Start

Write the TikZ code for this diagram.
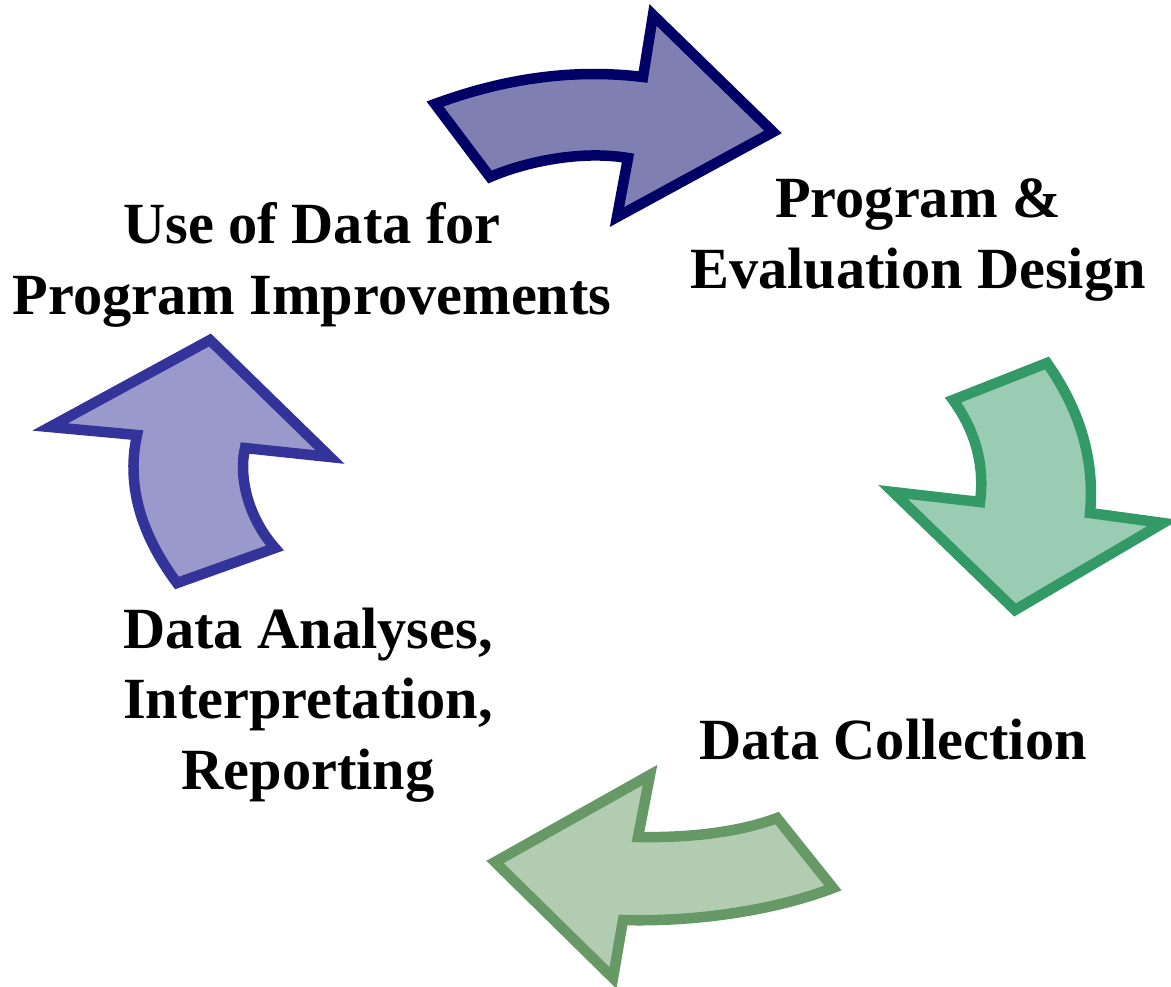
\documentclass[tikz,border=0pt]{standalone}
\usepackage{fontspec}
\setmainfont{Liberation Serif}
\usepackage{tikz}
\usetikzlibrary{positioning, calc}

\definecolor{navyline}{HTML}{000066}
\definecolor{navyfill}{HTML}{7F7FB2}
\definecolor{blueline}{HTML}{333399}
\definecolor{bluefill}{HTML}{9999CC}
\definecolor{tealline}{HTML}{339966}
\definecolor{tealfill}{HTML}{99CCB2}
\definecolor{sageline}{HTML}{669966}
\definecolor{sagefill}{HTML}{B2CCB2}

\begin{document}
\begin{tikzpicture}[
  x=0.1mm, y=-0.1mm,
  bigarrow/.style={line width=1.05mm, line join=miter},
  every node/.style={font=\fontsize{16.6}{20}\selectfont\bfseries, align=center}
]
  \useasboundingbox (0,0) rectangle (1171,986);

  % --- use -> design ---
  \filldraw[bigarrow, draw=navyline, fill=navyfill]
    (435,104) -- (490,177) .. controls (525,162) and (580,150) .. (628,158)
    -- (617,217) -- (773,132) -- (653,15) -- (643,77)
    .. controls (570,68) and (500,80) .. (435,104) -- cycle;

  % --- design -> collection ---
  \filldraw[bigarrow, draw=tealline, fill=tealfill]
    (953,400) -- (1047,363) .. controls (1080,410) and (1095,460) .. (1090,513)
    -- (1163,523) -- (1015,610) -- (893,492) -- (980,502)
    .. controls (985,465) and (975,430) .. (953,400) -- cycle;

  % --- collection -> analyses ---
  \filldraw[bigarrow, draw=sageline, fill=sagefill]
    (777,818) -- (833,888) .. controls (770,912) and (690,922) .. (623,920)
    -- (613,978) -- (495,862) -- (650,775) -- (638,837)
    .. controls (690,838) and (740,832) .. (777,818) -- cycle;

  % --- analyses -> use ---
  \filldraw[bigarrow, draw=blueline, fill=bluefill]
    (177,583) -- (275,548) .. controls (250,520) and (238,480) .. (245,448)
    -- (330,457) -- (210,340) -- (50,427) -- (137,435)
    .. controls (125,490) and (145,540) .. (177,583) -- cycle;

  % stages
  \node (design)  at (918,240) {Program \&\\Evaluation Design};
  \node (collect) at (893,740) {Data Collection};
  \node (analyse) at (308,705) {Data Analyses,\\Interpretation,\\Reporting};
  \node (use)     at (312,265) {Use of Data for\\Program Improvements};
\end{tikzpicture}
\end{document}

End

SHORT PROBLEM –
Skipping the pictures, transcribe each line above exactly as it appears.

OUTPUT OF THE TASK –
Write the TikZ code for this diagram.
\documentclass[tikz,border=0pt]{standalone}
\usepackage{fontspec}
\setmainfont{Liberation Serif}
\usepackage{tikz}
\usetikzlibrary{positioning, calc}

\definecolor{navyline}{HTML}{000066}
\definecolor{navyfill}{HTML}{7F7FB2}
\definecolor{blueline}{HTML}{333399}
\definecolor{bluefill}{HTML}{9999CC}
\definecolor{tealline}{HTML}{339966}
\definecolor{tealfill}{HTML}{99CCB2}
\definecolor{sageline}{HTML}{669966}
\definecolor{sagefill}{HTML}{B2CCB2}

\begin{document}
\begin{tikzpicture}[
  x=0.1mm, y=-0.1mm,
  bigarrow/.style={line width=1.05mm, line join=miter},
  every node/.style={font=\fontsize{16.6}{20}\selectfont\bfseries, align=center}
]
  \useasboundingbox (0,0) rectangle (1171,986);

  % --- use -> design ---
  \filldraw[bigarrow, draw=navyline, fill=navyfill]
    (435,104) -- (490,177) .. controls (525,162) and (580,150) .. (628,158)
    -- (617,217) -- (773,132) -- (653,15) -- (643,77)
    .. controls (570,68) and (500,80) .. (435,104) -- cycle;

  % --- design -> collection ---
  \filldraw[bigarrow, draw=tealline, fill=tealfill]
    (953,400) -- (1047,363) .. controls (1080,410) and (1095,460) .. (1090,513)
    -- (1163,523) -- (1015,610) -- (893,492) -- (980,502)
    .. controls (985,465) and (975,430) .. (953,400) -- cycle;

  % --- collection -> analyses ---
  \filldraw[bigarrow, draw=sageline, fill=sagefill]
    (777,818) -- (833,888) .. controls (770,912) and (690,922) .. (623,920)
    -- (613,978) -- (495,862) -- (650,775) -- (638,837)
    .. controls (690,838) and (740,832) .. (777,818) -- cycle;

  % --- analyses -> use ---
  \filldraw[bigarrow, draw=blueline, fill=bluefill]
    (177,583) -- (275,548) .. controls (250,520) and (238,480) .. (245,448)
    -- (330,457) -- (210,340) -- (50,427) -- (137,435)
    .. controls (125,490) and (145,540) .. (177,583) -- cycle;

  % stages
  \node (design)  at (918,240) {Program \&\\Evaluation Design};
  \node (collect) at (893,740) {Data Collection};
  \node (analyse) at (308,705) {Data Analyses,\\Interpretation,\\Reporting};
  \node (use)     at (312,265) {Use of Data for\\Program Improvements};
\end{tikzpicture}
\end{document}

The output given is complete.